Der Alte seufzte. "Nein, zwar haben sie gewonnen, aber sie haben die Orks natürlich nicht getötet, denn schließlich sind auch sie Lebewesen und unsere Charaktere keine Mörder! Sie haben die Orks durch geschicktes Taktieren und Einsetzen von Schlafgiften und Zaubersprüchen überwältigt und sie dann den nächsten Bütteln übergeben, die sie für ihre Verbrechen eingekerkert haben. Die Belohnung dafür haben sie später dann natürlich dem armen Bauern gegeben, der sie doch viel nötiger hatte als sie. Sie verfolgen dann also ihre Spur weiter, die sie schließlich zu einer Höhle führt, bei der sie zuerst ein wirklich schweres Rätsel lösen müssen, bevor sie hineingelangen können. Dank der Intelligenz der Spieler und gutem Teamwork ist das Rätsel aber schnell gelöst, denn Rollenspieler können wirklich gut Rätsel lösen, und sie kommen zu dem Entführer des armen Mädchens."

"Jetzt sag bloß nicht, daß die den auch nicht gleich abgemetzelt haben. Ich meine, es muß doch irgendeinen doofen Krieger in der Gruppe geben, der gerne Leute ummetzelt!", sprach der Junge leicht genervt.

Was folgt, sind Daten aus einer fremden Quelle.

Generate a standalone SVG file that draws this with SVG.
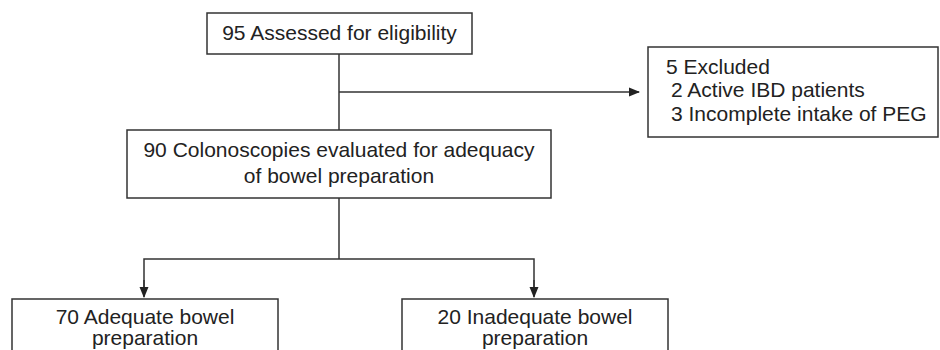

"Ja, in der Tat, den gab es. Aber durch eindringliche Gespräche mit ihm, gelang es seinen Gefährten, ihn davon zu überzeugen, daß es nicht richtig ist, jeden gleich zu töten. Der Charakter war gleich einsichtig, schließlich hing ja die Gruppenharmonie davon ab. Auch mit Spielern, die erst dachten, beim Rollenspiel käme es nur aufs Feinde abmetzeln an, konnten schnell davon überzeugt werden, daß sie viel mehr Spaß haben, wenn sie richtig rollenspielen und daß sie den anderen den Spaß verderben, wenn sie sich so blöd anstellen. Und beim Rollenspiel wäre auch nie jemand auf die Idee gekommen, es ginge nur um seinen eigenen Spaß, denn den anderen soll es ja auch Spaß machen. Rollenspieler sind nämlich sehr soziale und umsichtige Menschen, weißt du. Und deshalb haben die Charaktere den Bösewicht zuerst in ein Gespräch verwickelt, in dem sich herausstellte, daß er einen Mutterkomplex hatte und psychisch schwer krank war. Nach einer kurzen Diskussion wurden sich die Charaktere schnell einig, was zu tun war. Zwar war einer der Charaktere dagegen, aber er beugte sich ohne zu murren der Mehrheit, wie es sich gehört, und der Bösewicht wurde an ein Kloster übergeben, in dem er genesen sollte. Die Bauerstochter wurde wieder dem überglücklichen Vater übergeben und die Helden versprachen, den Bauern mal wieder zu besuchen, was sie dann natürlich in einem anderen Abenteuer auch taten, denn für die Charaktere ist ein Abenteuer ja schließlich auch nicht einfach abgeschlossen. Die Erlebnisse beeinflussen ihr ganzes Leben und die Spieler haben stets Tagebücher geführt und wichtige Erlebnisse aufgeschrieben, damit sich ihr Charakter wirklich weiterentwickeln konnte und nicht nur leer im Raum hing. So haben am Ende der Rollenspielsitzung alle viel Spaß gehabt und die Spieler werden sich noch lange an diese gelungene Sitzung erinnern."

Der Junge konnte sich ein Gähnen kaum unterdrücken. "Mann, das ist ja 'ne total behämmerte Geschichte! Und die soll wirklich wahr sein?"

"Nein", sagte da Onkel Daniel mit ein wenig Wehmut in seiner Stimme. "Es war nur ein Märchen."